Exam checklist and memory anchors
Lock down the following before the examination. The Board is created by Section 3(2C) (mandatory constitution by every State or UT) and composed under Section 3(2D) of a gynaecologist, a paediatrician, a radiologist or sonologist, and such other members as notified. Its statutory trigger under Section 3(2B) is substantial foetal abnormality, which lifts the gestational ceiling entirely. The 2021 Amendment is Act No. 8 of 2021; it raised the ordinary ceiling to twenty-four weeks for Rule 3B categories and inserted the privacy duty in Section 5A (up to one year's imprisonment for breach).
On the case law: Suchita Srivastava v. Chandigarh Administration, (2009) 9 SCC 1, anchors reproductive autonomy in Article 21; X v. Principal Secretary, 2022 SCC OnLine SC 1321 / (2023) 9 SCC 433, mandates equal access for unmarried women and a purposive reading of the scheme; XYZ v. State of Gujarat (2023) holds the Board's opinion advisory and not a bar on gestational grounds; and A (Mother of X) v. State of Maharashtra, 2024 INSC 371, requires the Board to opine on the woman's physical and mental health with reasons, not merely on abnormality. The throughline: the Board facilitates, courts supervise, and the woman's autonomous, informed consent is paramount.
Frequently asked questions
What is the State Level Medical Board under the MTP Act?
It is an expert body that every State Government and Union territory must constitute by gazette notification under Section 3(2C), inserted by the 2021 Amendment. Under Section 3(2B) its core function is to diagnose substantial foetal abnormality, which removes the ordinary gestational ceiling on termination.
Who are the members of the Medical Board under Section 3(2D)?
The Board consists of a Gynaecologist, a Paediatrician, a Radiologist or Sonologist, and such other number of members as may be notified in the Official Gazette by the State Government or Union territory. The first three are mandatory; the fourth limb is open-ended.
Is the Medical Board's opinion binding on the court?
No. In XYZ v. State of Gujarat (2023) the Supreme Court held that the court relies on the Board for medical expertise but then applies its own judicial mind; the Board's opinion is advisory, not a veto, and a court cannot refuse abortion merely because gestation exceeds the statutory limit.
When is the Medical Board's involvement mandatory?
Its mandatory statutory role under Section 3(2B) attaches to terminations beyond the gestational ceiling on the ground of substantial foetal abnormality. Terminations within twenty or twenty-four weeks proceed on the opinion of one or two registered medical practitioners and do not require the Board.
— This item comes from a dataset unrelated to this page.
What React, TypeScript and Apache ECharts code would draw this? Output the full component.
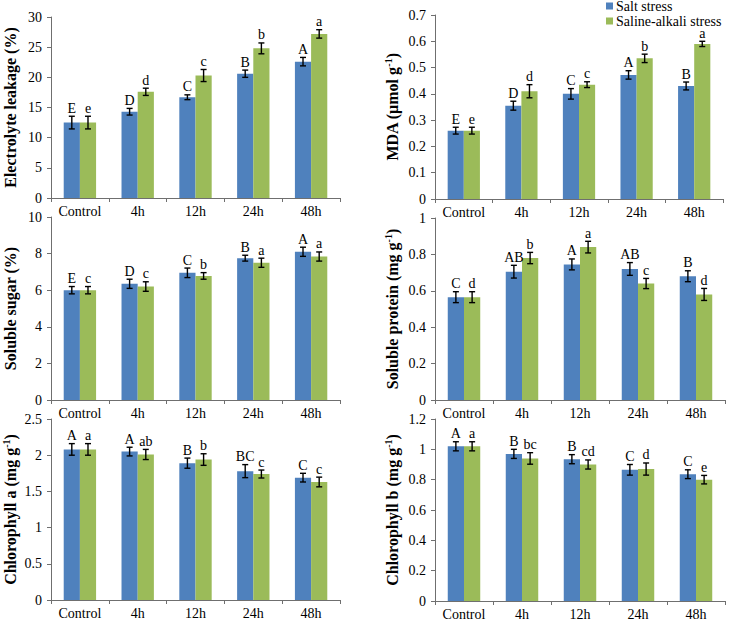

What guidelines did A (Mother of X) v. State of Maharashtra lay down for Medical Boards?
In A (Mother of X) v. State of Maharashtra, 2024 INSC 371, the Court held that a Board must not restrict its opinion to foetal abnormality; for pregnancies beyond twenty-four weeks it must assess the effect on the pregnant person's physical and mental health, give reasons, and respect the paramount autonomy and consent of the woman.
How does Section 5A protect the woman before the Board?
Section 5A, inserted in 2021, bars a registered medical practitioner from revealing the name and particulars of a woman whose pregnancy is terminated, except to a person authorised by law. Breach is punishable with imprisonment up to one year, or fine, or both, binding Board members directly.